Self-awareness arises from feeling. It is the totality of all of one's body feelings at any given time. Stated another way, self-awareness is simply knowing what one feels, what one is actually doing. Where feeling is low due to muscle tension and suppression, there often arises a substitute to self-awareness, self-consciousness.
Self-consciousness is a mental focus on the possible judgment others will make about one's actions and statements. This has an inhibitory effect, and though some actions will be allowed through the 'internal censor', they will lack naturalness, because shame is always present. Self-consciousness is seeing oneself from the outside, from the 'mind's eye' so to speak, because one cannot see or feel from the inside. The body is recognized as one's own but is not felt, so there is usually an awkwardness and tension in expression and movement. This is sometimes called having an observing ego.
Self-consciousness can lead to some social deftness in structured situations, but still not intrinsically lead to strong human contact. As a product of the mind and ego, self-consciousness is at great risk of distortion by ego images and goals, and it wanders quickly from the present reality to future fantasy and past memories. The tendency to hold back is also mistaken for self-possession. Holding back is considered a great virtue in our culture, almost regardless of context. While some self-consciousness is inevitable in a complicated culture, high self-consciousness and low self-esteem go hand in hand.

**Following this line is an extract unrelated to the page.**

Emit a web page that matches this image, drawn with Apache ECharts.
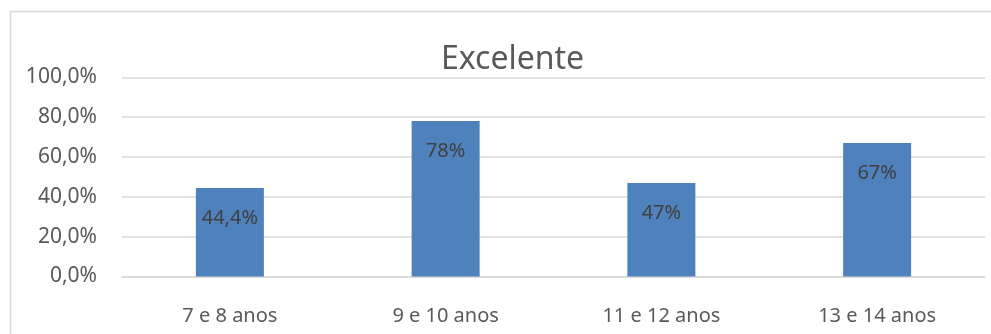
<!DOCTYPE html>
<html>
<head>
<meta charset="utf-8">
<script src="https://cdn.jsdelivr.net/npm/echarts@6/dist/echarts.min.js"></script>
<style>html,body{margin:0;padding:0;background:#fff;}#c{width:991px;height:334px;}</style>
</head>
<body>
<div id="c"></div>
<script>
var titleText = "Excelente";
var categories = ["7 e 8 anos", "9 e 10 anos", "11 e 12 anos", "13 e 14 anos"];
var values = [0.444, 0.78, 0.47, 0.67];
var valueLabels = ["44,4%", "78%", "47%", "67%"];
var yTicks = [0, 0.2, 0.4, 0.6, 0.8, 1.0];

var chart = echarts.init(document.getElementById('c'), null, {renderer: 'canvas'});
var font = "'Noto Sans', sans-serif";
chart.setOption({
  animation: false,
  backgroundColor: '#ffffff',
  graphic: [{
    type: 'rect',
    shape: {x: 10.5, y: 11.5, width: 990, height: 340},
    style: {fill: 'none', stroke: '#D9D9D9', lineWidth: 1.5},
    z: -1
  }],
  title: {
    text: titleText, left: 436, top: 39,
    textStyle: {fontFamily: font, fontSize: 32, fontWeight: 'normal', color: '#595959'}
  },
  grid: {left: 122, right: 6, top: 77.3, bottom: 57.5, containLabel: false},
  xAxis: {
    type: 'category', data: categories,
    axisLine: {show: true, lineStyle: {color: '#D9D9D9', width: 1.5}},
    axisTick: {show: false},
    axisLabel: {fontFamily: font, fontSize: 20, color: '#595959', margin: 30}
  },
  yAxis: {
    type: 'value', min: 0, max: 1, interval: 0.2,
    axisLine: {show: false}, axisTick: {show: false},
    splitLine: {lineStyle: {color: '#D9D9D9', width: 1.5}},
    axisLabel: {
      fontFamily: font, fontSize: 21, color: '#595959', margin: 25,
      formatter: function (v) { return (v * 100).toFixed(1).replace('.', ',') + '%'; }
    }
  },
  series: [{
    type: 'bar', data: values, barWidth: 68,
    itemStyle: {color: '#4F81BD'},
    label: {
      show: true, position: 'insideTop', distance: 20,
      fontFamily: font, fontSize: 20, color: '#404040',
      formatter: function (p) { return valueLabels[p.dataIndex]; }
    }
  }]
});
</script>
</body>
</html>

A product of self-consciousness is frequent self-measurement, which impedes growth (usually the opposite of its intention) because it redoubles use of the will and muscular tension.
No one's self-awareness is perfect. Everyone can benefit from an occasional confrontation from others. A self-aware person will never be too surprised, because his or her self-perception will not have been too far off the mark. A self-conscious person is often hurt and surprised by these challenges and has difficulty incorporating the information.
Effective empathy requires self-awareness. Self-consciousness may produce solicitude toward other but contact and connection is poor because contact comes from the bodily effects others have on oneself. Mindfulness is a concept taken from Buddhism that is quite popular in psychology today. Clearly it is meant to denote self-awareness, but when approached as a moral or ethical precept will be often mistaken for self-consciousness. It is self-regulation and not self-consciousness that best underlies pro-social and loving behavior.
Beyond this many people are pre-occupied with ideas about what they believe they are, and what they believe they should be, how they should act and what they should do, and what they should have done to become what they believe they should be. They can discourse on this at length and in fine detail. This is self-absorption or perhaps more precisely, mind-absorption. Conversational therapies in which dis-embodied and ungrounded beliefs such as these are generated endlessly and explored exhaustively do not increase self-awareness.
There is an extreme state beyond self-consciousness when feeling is so low that the mind no longer recognizes the body when looking from the outside. This is depersonalization.
It is natural for thinking creatures to develop ideas about themselves. If these ideas are grounded in self-awareness and the truth of the body, then they will have a trueness to them and further life. If they are based on ego ideals, they will alienate one from his life and body.